==== Information provided

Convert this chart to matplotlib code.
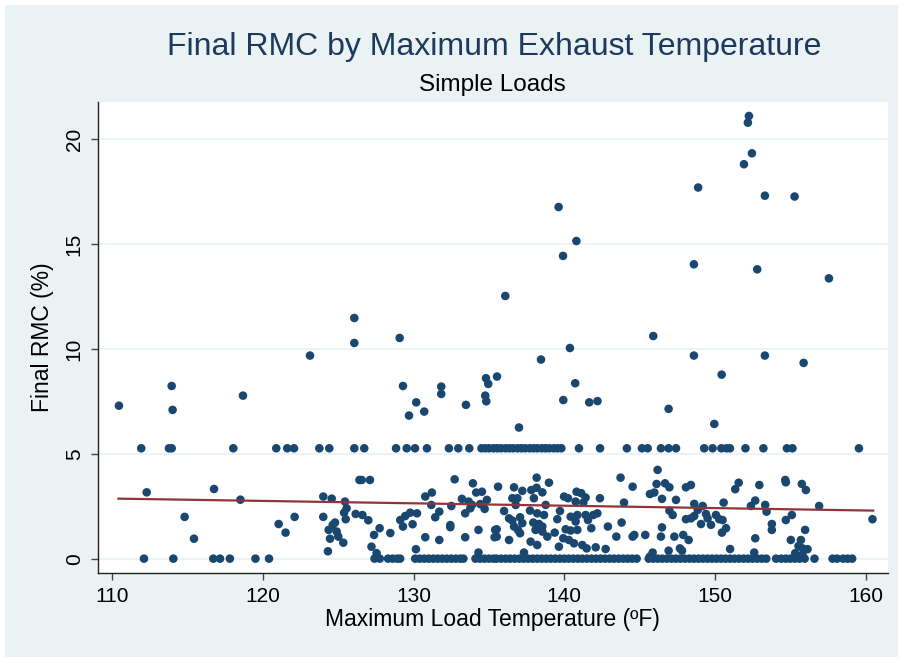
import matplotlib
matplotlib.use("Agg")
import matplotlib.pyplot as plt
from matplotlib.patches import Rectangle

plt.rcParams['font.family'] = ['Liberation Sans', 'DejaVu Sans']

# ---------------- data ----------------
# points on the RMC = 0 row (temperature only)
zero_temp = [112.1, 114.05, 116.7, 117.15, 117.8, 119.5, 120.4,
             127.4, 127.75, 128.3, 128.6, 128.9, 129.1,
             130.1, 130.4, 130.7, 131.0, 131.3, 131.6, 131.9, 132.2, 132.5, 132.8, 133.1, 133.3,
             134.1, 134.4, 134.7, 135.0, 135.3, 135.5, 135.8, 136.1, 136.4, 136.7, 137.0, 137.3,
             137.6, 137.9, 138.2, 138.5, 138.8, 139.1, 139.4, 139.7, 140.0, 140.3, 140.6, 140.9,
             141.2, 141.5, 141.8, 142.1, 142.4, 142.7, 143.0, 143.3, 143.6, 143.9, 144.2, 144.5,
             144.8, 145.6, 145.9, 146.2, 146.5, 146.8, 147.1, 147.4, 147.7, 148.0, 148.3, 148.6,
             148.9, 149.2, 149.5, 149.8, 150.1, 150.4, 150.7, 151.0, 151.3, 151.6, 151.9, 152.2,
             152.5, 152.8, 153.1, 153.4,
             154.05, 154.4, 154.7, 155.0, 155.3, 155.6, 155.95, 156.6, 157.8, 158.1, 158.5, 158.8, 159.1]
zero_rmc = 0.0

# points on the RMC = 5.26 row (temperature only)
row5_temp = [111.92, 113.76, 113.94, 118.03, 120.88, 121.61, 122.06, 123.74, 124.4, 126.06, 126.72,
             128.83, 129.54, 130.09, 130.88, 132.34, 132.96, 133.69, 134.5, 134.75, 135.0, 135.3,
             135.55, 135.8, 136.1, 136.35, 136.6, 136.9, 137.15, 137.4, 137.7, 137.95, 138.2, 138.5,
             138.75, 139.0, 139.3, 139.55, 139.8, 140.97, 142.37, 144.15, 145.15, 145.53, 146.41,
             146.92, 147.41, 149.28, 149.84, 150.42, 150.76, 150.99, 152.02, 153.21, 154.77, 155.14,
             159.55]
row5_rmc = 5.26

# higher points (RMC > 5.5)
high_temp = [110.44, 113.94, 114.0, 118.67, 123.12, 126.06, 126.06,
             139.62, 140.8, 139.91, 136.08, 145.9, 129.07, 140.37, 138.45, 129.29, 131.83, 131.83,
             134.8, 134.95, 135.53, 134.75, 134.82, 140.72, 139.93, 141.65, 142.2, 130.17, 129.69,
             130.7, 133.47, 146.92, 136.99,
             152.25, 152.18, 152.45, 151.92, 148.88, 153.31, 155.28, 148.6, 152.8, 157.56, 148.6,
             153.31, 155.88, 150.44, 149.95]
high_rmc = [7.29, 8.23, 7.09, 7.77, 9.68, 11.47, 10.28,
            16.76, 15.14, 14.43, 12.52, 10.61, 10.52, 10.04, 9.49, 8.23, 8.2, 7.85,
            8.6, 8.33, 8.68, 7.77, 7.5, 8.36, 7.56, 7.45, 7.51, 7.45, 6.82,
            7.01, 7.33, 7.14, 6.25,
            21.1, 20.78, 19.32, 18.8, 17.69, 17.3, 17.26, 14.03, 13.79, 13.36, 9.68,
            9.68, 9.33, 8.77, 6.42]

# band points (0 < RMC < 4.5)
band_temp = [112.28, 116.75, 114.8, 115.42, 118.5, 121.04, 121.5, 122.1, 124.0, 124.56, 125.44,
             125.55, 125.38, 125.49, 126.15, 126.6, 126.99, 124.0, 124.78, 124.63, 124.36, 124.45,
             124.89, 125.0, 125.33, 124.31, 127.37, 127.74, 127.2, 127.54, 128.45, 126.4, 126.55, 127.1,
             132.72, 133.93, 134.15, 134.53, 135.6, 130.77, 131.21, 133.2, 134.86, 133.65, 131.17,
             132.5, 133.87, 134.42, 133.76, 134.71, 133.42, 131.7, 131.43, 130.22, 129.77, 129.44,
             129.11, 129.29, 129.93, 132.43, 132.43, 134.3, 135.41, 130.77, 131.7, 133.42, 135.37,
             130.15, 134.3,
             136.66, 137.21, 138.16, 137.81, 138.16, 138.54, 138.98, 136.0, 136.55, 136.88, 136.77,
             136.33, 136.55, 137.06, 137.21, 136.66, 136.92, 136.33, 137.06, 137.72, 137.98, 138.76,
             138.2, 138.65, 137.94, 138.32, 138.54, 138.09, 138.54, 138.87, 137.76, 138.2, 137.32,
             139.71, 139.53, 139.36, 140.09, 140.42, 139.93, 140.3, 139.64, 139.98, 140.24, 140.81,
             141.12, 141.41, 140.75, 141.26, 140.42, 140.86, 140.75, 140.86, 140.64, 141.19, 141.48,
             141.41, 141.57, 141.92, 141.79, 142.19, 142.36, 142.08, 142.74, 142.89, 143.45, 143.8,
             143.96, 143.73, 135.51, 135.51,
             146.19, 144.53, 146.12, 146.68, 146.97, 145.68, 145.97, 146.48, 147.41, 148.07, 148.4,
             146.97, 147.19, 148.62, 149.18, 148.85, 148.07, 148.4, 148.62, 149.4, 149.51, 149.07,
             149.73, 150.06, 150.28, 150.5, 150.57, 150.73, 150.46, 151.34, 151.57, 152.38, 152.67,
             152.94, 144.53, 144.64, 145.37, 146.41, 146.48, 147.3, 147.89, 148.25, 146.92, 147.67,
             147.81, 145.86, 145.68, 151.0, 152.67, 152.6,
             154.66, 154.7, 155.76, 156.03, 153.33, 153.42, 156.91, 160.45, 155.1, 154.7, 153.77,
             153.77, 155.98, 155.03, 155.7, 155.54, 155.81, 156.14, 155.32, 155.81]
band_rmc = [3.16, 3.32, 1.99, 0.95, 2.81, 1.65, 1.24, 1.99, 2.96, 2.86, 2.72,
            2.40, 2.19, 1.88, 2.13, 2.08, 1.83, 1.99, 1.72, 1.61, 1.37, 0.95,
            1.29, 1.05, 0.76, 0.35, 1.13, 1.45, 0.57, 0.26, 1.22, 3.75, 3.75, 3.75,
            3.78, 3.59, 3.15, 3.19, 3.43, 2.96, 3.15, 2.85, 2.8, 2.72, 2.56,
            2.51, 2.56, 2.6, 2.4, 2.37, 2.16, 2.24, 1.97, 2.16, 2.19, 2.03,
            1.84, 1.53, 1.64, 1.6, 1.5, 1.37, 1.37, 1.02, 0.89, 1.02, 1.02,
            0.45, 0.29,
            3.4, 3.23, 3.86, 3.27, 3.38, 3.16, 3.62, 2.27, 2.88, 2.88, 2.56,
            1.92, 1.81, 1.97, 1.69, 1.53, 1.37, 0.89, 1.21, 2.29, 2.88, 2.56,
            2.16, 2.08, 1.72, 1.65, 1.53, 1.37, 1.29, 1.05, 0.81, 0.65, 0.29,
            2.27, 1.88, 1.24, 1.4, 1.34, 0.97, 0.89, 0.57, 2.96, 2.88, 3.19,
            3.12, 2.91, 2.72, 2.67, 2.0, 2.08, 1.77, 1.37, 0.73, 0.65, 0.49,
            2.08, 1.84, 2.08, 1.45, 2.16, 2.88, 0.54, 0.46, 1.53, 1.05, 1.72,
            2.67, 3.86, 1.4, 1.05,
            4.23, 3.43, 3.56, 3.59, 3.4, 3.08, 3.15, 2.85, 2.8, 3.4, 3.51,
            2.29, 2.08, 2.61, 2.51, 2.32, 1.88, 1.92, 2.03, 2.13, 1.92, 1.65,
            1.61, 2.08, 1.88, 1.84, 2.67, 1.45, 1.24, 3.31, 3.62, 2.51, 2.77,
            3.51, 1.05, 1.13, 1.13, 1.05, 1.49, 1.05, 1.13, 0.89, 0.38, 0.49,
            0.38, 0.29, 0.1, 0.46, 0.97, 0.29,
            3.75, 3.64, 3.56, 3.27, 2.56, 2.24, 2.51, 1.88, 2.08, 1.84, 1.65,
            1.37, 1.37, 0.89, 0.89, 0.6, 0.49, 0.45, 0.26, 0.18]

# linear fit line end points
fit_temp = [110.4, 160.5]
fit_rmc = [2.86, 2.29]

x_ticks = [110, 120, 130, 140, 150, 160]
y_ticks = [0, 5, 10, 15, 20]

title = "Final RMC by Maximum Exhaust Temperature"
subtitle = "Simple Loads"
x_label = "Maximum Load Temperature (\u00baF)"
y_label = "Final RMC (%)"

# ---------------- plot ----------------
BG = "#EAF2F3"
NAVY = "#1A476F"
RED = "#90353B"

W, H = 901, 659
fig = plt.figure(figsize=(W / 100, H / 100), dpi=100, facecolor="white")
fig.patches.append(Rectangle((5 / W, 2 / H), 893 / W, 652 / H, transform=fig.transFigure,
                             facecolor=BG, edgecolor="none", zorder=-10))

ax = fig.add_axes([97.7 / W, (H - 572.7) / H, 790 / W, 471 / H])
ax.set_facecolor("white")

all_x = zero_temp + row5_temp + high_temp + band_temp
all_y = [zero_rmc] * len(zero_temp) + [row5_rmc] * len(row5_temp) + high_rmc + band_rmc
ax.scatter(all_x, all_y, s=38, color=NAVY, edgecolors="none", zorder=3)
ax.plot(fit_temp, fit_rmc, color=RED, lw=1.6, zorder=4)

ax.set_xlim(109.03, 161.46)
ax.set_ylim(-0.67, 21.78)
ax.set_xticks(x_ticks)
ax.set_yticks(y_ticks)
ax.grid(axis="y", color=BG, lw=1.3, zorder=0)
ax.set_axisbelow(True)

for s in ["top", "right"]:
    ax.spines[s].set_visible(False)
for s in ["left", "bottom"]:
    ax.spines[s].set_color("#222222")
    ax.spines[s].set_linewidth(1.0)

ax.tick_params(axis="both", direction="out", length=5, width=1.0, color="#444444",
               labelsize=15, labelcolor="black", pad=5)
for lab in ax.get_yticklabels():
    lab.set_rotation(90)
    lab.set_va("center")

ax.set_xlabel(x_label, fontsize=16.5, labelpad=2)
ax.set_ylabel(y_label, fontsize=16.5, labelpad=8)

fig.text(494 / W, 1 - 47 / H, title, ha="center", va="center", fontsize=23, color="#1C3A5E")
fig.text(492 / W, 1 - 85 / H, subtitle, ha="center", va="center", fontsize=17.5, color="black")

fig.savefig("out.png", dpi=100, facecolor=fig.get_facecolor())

========

- What the task asks
Give back exactly the lines from the first line of the data through the line with "plt.rcParams['font.family'] = ['Liberation", pictures excluded.

- Task solution
Convert this chart to matplotlib code.
import matplotlib
matplotlib.use("Agg")
import matplotlib.pyplot as plt
from matplotlib.patches import Rectangle

plt.rcParams['font.family'] = ['Liberation Sans', 'DejaVu Sans']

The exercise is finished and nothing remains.